2. Solve for \(x \) in terms of \(y \): \(x = f^{-1}(y) \).
3. Interchange \(x \) and \(y \) to find \(y = f^{-1}(x) \).
4. Define the domain of \(f^{-1} \).
5. Verify \(f(f^{-1}(x)) = x \) and \(f^{-1}(f(x)) = x \).

Example 3: Finding Inverses

For \(f(x) = \sqrt{2x – 3} \), solve for \(x \) in terms of \(y \) to get \(f^{-1}(x) = \frac{x^2 + 3}{2} \).

Solution: From the graph of \(f \), it appears that \(f \) is increasing over its entire domain, \([3/2, \infty) \).
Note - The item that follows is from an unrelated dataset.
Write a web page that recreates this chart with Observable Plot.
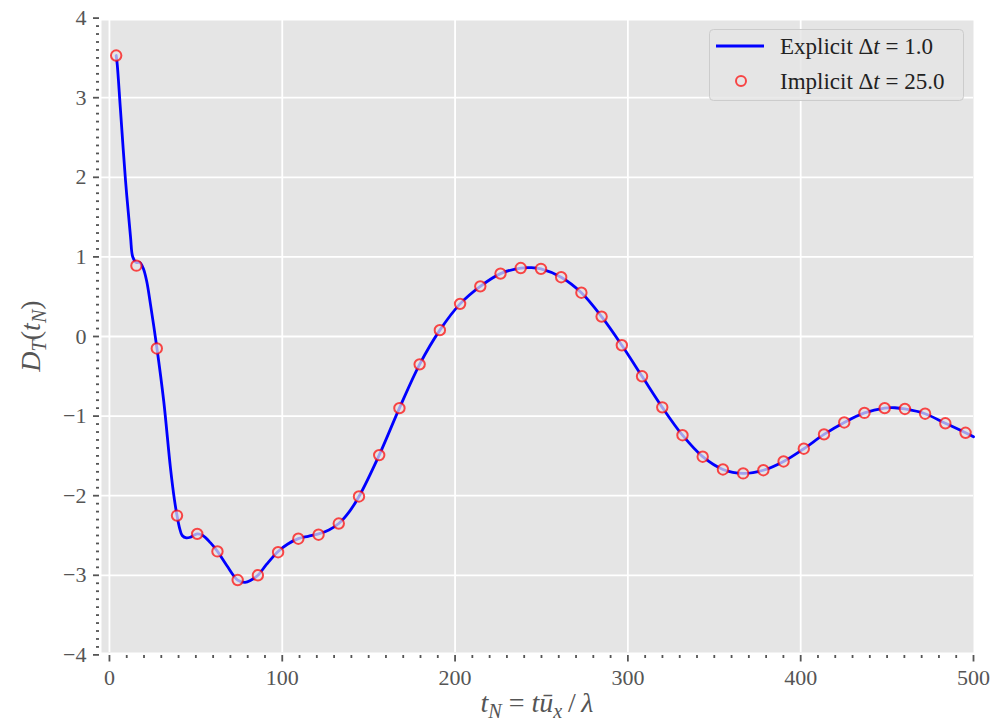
<!DOCTYPE html>
<html><head><meta charset="utf-8">
<script src="https://cdn.jsdelivr.net/npm/d3@7"></script>
<script src="https://cdn.jsdelivr.net/npm/@observablehq/plot@0.6"></script>
<style>body{margin:0;background:#fff}</style>
</head><body><div id="chart"></div>
<script>
// Explicit Δt = 1.0 (continuous curve)
const lineT = [3.9, 4.5, 6.4, 9.3, 12.2, 13.5, 15.6, 17.5, 19.5, 21.5, 23.7, 27.5, 31.4, 35.3, 37.6, 39.1, 40.5, 42.1, 44.5, 47.0, 50.8, 54.0, 58.4, 62.5, 68.0, 74.2, 78.5, 82.0, 85.9, 91.0, 97.6, 103.0, 109.3, 115.0, 121.0, 127.0, 132.7, 138.5, 144.4, 156.1, 167.8, 179.5, 191.2, 202.9, 214.6, 226.3, 238.0, 243.8, 249.7, 261.4, 273.1, 284.8, 296.5, 308.2, 319.9, 331.6, 343.3, 355.0, 366.7, 378.4, 390.1, 401.8, 413.5, 425.2, 436.9, 448.6, 454.5, 460.3, 472.0, 483.7, 495.4, 500.0];
const lineV = [3.53, 3.42, 2.84, 1.96, 1.25, 1.00, 0.93, 0.93, 0.86, 0.70, 0.41, -0.15, -0.81, -1.65, -2.05, -2.25, -2.40, -2.50, -2.53, -2.52, -2.48, -2.50, -2.59, -2.70, -2.88, -3.06, -3.09, -3.06, -3.00, -2.86, -2.70, -2.61, -2.54, -2.51, -2.48, -2.43, -2.35, -2.21, -2.01, -1.49, -0.90, -0.35, 0.08, 0.41, 0.63, 0.79, 0.86, 0.865, 0.85, 0.745, 0.55, 0.25, -0.11, -0.50, -0.89, -1.24, -1.51, -1.67, -1.72, -1.68, -1.57, -1.41, -1.23, -1.08, -0.96, -0.90, -0.895, -0.91, -0.97, -1.09, -1.21, -1.26];
// Implicit Δt = 25.0 (markers)
const markT = [3.9, 15.6, 27.4, 39.1, 50.8, 62.5, 74.2, 85.9, 97.6, 109.3, 121.0, 132.7, 144.4, 156.1, 167.8, 179.5, 191.2, 202.9, 214.6, 226.3, 238.0, 249.7, 261.4, 273.1, 284.8, 296.5, 308.2, 319.9, 331.6, 343.3, 355.0, 366.7, 378.4, 390.1, 401.8, 413.5, 425.2, 436.9, 448.6, 460.3, 472.0, 483.7, 495.4];
const markV = [3.53, 0.89, -0.15, -2.25, -2.48, -2.70, -3.06, -3.00, -2.71, -2.54, -2.49, -2.35, -2.01, -1.49, -0.90, -0.35, 0.08, 0.41, 0.63, 0.79, 0.86, 0.85, 0.745, 0.55, 0.25, -0.11, -0.50, -0.89, -1.24, -1.51, -1.67, -1.72, -1.68, -1.57, -1.41, -1.23, -1.08, -0.96, -0.90, -0.91, -0.97, -1.09, -1.21];
const xTicks = [0, 100, 200, 300, 400, 500];
const yTicks = [-4, -3, -2, -1, 0, 1, 2, 3, 4];
const xGridTicks = [0, 100, 200, 300, 400];
const yGridTicks = [-3, -2, -1, 0, 1, 2, 3];
const seriesNames = ["Explicit", "Implicit"];
const seriesDt = ["1.0", "25.0"];

const xMinor = d3.range(0, 501, 10).filter(v => v % 100 !== 0);
const yMinor = d3.range(-40, 41, 1).filter(v => v % 10 !== 0).map(v => v / 10);

const lineData = lineT.map((t, i) => ({t, v: lineV[i]}));
const markData = markT.map((t, i) => ({t, v: markV[i]}));

const FONT = "'Liberation Serif', 'DejaVu Serif', serif";
const BG = "#e5e5e5";
const TICK = "#555555";
const fmt = d => (d < 0 ? "\u2212" : "") + Math.abs(d);

const chart = Plot.plot({
  width: 1008, height: 724,
  marginLeft: 101, marginRight: 35, marginTop: 20, marginBottom: 72,
  x: {domain: [-4.6, 500], label: null},
  y: {domain: [-3.97, 3.97], label: null},
  style: {fontFamily: FONT, background: "white", overflow: "visible"},
  marks: [
    Plot.frame({fill: BG, stroke: null}),
    Plot.gridX(xGridTicks, {stroke: "white", strokeOpacity: 1, strokeWidth: 1.8}),
    Plot.gridY(yGridTicks, {stroke: "white", strokeOpacity: 1, strokeWidth: 1.8}),
    Plot.axisX(xTicks, {tickSize: 6.5, dy: 3, tickPadding: 7, fontSize: 22, color: TICK, strokeWidth: 1.8, label: null, tickFormat: fmt}),
    Plot.axisX(xMinor, {tickSize: 3, dy: 3, tickFormat: () => "", color: TICK, strokeWidth: 1.8, label: null}),
    Plot.axisY(yTicks, {tickSize: 6, dx: -2, tickPadding: 7, fontSize: 22, color: TICK, strokeWidth: 1.8, label: null, tickFormat: fmt}),
    Plot.axisY(yMinor, {tickSize: 3, dx: -2, tickFormat: () => "", color: TICK, strokeWidth: 1.8, label: null}),
    Plot.line(lineData, {x: "t", y: "v", stroke: "#0000ff", strokeWidth: 2.8, curve: "catmull-rom"}),
    Plot.dot(markData, {x: "t", y: "v", r: 5.2, fill: BG, fillOpacity: 0.7, stroke: "#ff0000", strokeOpacity: 0.7, strokeWidth: 2})
  ]
});
document.getElementById("chart").appendChild(chart);

const svg = d3.select(chart);
function richText(g, parts) {
  for (const p of parts) {
    const ts = g.append("tspan").text(p.s);
    if (p.i) ts.attr("font-style", "italic");
    if (p.sub) ts.attr("dy", 6).attr("font-size", "0.72em");
    if (p.up) ts.attr("dy", -6);
  }
}
// x label
const xl = svg.append("text").attr("x", 537).attr("y", 712).attr("text-anchor", "middle")
  .attr("font-family", FONT).attr("font-size", 28).attr("fill", TICK);
richText(xl, [{s: "t", i: 1}, {s: "N", i: 1, sub: 1}, {s: " = ", up: 1}, {s: "t", i: 1}, {s: "ū", i: 1}, {s: "x", i: 1, sub: 1}, {s: "\u2009/\u2009", up: 1}, {s: "λ", i: 1}]);
// y label
const yl = svg.append("text").attr("transform", "translate(40,336) rotate(-90)").attr("text-anchor", "middle")
  .attr("font-family", FONT).attr("font-size", 28).attr("fill", TICK);
richText(yl, [{s: "D", i: 1}, {s: "T", i: 1, sub: 1}, {s: "(", up: 1}, {s: "t", i: 1}, {s: "N", i: 1, sub: 1}, {s: ")", up: 1}]);

// legend
const lg = svg.append("g").attr("font-family", FONT).attr("font-size", 23).attr("fill", "#222").attr("text-anchor", "start");
lg.append("rect").attr("x", 709.5).attr("y", 29.5).attr("width", 254).attr("height", 71).attr("rx", 4)
  .attr("fill", BG).attr("fill-opacity", 0.8).attr("stroke", "#cccccc").attr("stroke-width", 1);
lg.append("line").attr("x1", 716).attr("x2", 764).attr("y1", 46).attr("y2", 46).attr("stroke", "#0000ff").attr("stroke-width", 2.8);
lg.append("circle").attr("cx", 741).attr("cy", 81).attr("r", 5).attr("fill", BG).attr("fill-opacity", 0.7)
  .attr("stroke", "#ff0000").attr("stroke-opacity", 0.7).attr("stroke-width", 2);
[54, 89].forEach((y, k) => {
  const t = lg.append("text").attr("x", 780).attr("y", y).attr("text-anchor", "start");
  richText(t, [{s: seriesNames[k] + " Δ"}, {s: "t", i: 1}, {s: " = " + seriesDt[k]}]);
});
</script>
</body></html>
So, \(f \) is strictly monotonic, and it must have an inverse function.

To find an equation for the inverse function, let \(y = f(x) \), and solve for \(x \) in terms of \(y \):

\(\sqrt{2x – 3} = y \)     Let y = f(x)

\(2x – 3 = y^2 \)     Square each side

\(x = \frac{y^2 + 3}{2} \)     Solve for x

\(y = \frac{x^2 + 3}{2} \)     Interchange x and y

\(f^{-1}(x) = \frac{x^2 + 3}{2} \)     Replace y by f^-1(x)

The domain of \(f^{-1} \) is the range of \(f \), which is \([0, \infty) \).
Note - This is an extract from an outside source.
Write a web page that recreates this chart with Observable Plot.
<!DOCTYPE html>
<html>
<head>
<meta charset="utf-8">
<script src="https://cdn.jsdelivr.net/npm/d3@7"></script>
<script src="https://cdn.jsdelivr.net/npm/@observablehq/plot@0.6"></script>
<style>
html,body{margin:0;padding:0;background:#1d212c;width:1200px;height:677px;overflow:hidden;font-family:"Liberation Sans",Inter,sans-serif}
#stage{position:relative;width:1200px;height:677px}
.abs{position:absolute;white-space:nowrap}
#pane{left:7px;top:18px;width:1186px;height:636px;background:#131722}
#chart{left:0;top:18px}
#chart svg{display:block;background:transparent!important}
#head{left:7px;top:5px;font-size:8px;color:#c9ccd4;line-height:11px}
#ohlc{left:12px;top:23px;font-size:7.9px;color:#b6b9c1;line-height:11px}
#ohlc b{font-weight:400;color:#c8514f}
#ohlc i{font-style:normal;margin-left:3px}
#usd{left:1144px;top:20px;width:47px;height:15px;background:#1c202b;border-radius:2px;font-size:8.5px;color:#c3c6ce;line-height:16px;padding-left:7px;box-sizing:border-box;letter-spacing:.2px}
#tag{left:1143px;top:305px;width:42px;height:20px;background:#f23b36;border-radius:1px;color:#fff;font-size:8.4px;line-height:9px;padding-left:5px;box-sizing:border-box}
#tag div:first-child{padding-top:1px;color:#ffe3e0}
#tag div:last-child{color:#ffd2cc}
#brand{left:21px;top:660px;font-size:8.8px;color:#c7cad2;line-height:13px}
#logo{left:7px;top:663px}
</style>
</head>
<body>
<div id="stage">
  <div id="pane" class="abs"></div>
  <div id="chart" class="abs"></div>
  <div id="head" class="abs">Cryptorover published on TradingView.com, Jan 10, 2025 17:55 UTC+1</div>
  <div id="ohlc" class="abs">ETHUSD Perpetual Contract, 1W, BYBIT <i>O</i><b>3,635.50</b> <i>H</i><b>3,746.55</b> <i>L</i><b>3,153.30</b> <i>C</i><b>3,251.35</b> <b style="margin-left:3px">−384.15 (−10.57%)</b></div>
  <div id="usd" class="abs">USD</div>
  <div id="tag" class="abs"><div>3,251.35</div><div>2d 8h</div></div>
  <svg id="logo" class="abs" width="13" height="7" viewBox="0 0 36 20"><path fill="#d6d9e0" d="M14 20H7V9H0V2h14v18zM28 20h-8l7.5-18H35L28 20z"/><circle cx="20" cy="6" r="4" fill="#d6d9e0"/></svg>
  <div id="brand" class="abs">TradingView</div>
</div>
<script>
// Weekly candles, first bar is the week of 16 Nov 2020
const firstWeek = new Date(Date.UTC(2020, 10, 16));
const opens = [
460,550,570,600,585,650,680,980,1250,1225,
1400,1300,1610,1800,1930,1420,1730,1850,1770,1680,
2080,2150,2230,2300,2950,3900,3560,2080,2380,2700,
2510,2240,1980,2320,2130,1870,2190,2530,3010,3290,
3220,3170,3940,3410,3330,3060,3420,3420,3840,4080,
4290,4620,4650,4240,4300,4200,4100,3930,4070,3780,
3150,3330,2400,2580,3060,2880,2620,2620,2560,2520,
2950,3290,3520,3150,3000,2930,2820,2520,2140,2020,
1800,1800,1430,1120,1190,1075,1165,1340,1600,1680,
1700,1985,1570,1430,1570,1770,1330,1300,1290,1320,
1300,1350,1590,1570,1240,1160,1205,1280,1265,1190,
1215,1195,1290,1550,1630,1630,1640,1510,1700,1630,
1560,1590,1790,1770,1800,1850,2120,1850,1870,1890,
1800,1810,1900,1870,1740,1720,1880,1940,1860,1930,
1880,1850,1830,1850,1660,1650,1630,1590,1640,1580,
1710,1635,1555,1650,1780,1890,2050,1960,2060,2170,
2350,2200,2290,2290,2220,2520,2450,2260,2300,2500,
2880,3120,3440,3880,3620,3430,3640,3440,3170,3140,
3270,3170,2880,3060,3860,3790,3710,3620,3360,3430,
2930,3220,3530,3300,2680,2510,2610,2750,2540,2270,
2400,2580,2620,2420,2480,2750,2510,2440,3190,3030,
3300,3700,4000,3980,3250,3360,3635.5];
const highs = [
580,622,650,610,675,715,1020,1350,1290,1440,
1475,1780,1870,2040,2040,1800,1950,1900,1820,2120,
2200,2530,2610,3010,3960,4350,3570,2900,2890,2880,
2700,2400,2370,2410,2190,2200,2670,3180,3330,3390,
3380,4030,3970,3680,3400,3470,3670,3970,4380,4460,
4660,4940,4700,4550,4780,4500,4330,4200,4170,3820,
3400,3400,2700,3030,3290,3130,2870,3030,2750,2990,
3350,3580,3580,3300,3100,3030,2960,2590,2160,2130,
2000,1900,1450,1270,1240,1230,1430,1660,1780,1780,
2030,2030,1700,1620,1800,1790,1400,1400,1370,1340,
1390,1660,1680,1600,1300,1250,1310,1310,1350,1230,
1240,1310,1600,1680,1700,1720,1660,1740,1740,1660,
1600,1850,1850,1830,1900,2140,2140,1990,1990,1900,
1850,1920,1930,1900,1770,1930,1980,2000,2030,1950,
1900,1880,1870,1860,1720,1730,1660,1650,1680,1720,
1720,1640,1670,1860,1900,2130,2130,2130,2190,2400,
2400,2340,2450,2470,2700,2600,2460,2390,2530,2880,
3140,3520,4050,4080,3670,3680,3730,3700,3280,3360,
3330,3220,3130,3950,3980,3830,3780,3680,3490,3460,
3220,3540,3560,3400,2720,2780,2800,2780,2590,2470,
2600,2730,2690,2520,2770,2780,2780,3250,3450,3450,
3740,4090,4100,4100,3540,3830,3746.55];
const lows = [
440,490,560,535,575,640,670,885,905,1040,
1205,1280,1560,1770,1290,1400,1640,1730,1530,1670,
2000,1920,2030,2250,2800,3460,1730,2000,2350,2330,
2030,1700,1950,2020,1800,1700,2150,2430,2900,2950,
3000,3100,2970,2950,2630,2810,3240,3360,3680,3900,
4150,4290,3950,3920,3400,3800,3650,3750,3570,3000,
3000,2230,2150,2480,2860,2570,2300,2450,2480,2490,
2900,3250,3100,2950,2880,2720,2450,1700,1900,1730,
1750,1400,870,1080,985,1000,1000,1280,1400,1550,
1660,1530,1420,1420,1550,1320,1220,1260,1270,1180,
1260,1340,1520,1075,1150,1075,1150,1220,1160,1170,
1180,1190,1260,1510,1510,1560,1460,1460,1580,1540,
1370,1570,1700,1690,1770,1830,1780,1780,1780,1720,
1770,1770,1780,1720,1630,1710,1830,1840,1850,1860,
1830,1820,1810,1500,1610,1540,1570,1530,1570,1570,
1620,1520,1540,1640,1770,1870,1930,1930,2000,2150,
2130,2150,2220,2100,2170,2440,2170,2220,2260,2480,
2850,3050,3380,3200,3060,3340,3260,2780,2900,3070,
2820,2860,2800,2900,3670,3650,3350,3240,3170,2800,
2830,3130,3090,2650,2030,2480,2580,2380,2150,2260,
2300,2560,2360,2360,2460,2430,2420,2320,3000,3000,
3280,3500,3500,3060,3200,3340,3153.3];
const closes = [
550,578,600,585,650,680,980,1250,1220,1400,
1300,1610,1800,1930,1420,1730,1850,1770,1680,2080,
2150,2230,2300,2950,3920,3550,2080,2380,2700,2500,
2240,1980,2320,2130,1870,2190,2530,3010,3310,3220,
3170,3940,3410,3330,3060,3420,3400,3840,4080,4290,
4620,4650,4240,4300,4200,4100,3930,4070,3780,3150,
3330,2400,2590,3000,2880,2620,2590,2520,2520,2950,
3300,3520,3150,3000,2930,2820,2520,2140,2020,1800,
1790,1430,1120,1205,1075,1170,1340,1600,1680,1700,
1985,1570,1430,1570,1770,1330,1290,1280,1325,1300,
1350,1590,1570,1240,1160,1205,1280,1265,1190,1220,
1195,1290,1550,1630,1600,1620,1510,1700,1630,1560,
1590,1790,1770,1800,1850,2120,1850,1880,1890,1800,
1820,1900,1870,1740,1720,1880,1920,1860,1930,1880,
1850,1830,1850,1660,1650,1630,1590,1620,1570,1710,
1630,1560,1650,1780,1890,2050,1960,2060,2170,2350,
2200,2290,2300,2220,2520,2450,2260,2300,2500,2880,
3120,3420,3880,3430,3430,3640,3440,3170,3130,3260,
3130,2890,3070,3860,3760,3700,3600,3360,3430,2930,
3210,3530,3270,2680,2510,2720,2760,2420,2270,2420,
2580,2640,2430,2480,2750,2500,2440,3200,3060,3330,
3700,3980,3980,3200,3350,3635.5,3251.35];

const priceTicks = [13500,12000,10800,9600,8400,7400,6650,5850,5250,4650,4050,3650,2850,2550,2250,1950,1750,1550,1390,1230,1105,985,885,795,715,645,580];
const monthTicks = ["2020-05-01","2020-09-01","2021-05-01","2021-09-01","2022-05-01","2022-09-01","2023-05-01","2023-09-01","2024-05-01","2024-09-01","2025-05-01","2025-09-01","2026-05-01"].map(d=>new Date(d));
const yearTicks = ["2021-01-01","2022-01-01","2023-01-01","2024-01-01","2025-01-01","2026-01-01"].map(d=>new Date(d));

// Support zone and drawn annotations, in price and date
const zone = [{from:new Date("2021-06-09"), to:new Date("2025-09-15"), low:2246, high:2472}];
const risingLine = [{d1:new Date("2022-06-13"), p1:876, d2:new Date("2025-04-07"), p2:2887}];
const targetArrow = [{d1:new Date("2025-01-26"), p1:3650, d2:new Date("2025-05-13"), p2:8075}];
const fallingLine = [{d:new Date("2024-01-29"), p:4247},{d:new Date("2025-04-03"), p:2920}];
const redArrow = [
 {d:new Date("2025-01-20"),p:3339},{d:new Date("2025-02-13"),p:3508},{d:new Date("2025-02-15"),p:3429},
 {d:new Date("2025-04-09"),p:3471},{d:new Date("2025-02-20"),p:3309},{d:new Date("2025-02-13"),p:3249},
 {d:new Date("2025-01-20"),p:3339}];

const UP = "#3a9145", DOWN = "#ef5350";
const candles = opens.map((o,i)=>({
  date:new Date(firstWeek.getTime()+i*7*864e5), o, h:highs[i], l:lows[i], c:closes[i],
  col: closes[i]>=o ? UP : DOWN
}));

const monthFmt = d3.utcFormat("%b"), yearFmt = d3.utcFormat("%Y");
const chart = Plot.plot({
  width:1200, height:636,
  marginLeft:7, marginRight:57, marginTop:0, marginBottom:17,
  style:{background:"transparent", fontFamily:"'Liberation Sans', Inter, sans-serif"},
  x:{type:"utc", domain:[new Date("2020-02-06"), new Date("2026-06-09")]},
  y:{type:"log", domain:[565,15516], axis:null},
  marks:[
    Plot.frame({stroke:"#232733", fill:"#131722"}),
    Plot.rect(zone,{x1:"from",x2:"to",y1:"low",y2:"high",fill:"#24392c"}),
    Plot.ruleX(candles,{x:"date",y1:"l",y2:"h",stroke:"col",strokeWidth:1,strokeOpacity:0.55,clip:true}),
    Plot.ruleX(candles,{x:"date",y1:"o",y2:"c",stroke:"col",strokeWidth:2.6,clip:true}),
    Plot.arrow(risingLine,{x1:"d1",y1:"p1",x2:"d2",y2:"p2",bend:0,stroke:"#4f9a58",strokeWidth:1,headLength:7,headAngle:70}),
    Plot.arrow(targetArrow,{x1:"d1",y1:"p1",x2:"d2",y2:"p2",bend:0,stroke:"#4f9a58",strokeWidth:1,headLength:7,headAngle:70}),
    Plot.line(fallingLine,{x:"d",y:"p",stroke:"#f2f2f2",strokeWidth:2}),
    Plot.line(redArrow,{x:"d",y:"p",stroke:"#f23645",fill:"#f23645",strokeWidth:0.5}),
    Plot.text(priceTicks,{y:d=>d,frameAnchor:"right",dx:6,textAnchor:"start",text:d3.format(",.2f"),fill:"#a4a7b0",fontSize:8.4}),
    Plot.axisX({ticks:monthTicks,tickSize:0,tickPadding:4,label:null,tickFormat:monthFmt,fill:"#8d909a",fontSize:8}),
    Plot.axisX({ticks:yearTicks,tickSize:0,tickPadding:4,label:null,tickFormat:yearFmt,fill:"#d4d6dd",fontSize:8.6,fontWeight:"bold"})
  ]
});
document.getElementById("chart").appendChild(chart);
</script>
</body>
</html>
You can verify this result as shown below:

\(f(f^{-1}(x)) = \sqrt{2 \left( \frac{x^2 + 3}{2} \right) – 3} = \sqrt{x^2} = x, \quad x \geq 0 \)

\(f^{-1}(f(x)) = \left( \frac{\sqrt{2x – 3}}{2} \right)^2 + 3 = \frac{2x – 3 + 3}{2} = x, \quad x \geq \frac{3}{2} \)

Example 4: Testing One-to-One

For \(f(x) = \sin x \), it’s not one-to-one on \((-\infty, \infty) \), but is one-to-one on \([-\pi/2, \pi/2] \).

Example 5

If \(f(1) = 5 \), \(f(3) = 7 \), and \(f(8) = -10 \), find \(f^{-1}(5) \), \(f^{-1}(7) \), and \(f^{-1}(-10) \).

Solution:

From the definition of \(f^{-1} \), we have:

\(f^{-1}(5) = 1 \) because \(f(1) = 5 \)

\(f^{-1}(7) = 3 \) because \(f(3) = 7 \)

\(f^{-1}(-10) = 8 \) because \(f(8) = -10 \)

This shows how \(f^{-1} \) reverses the effect of \(f \) in this case.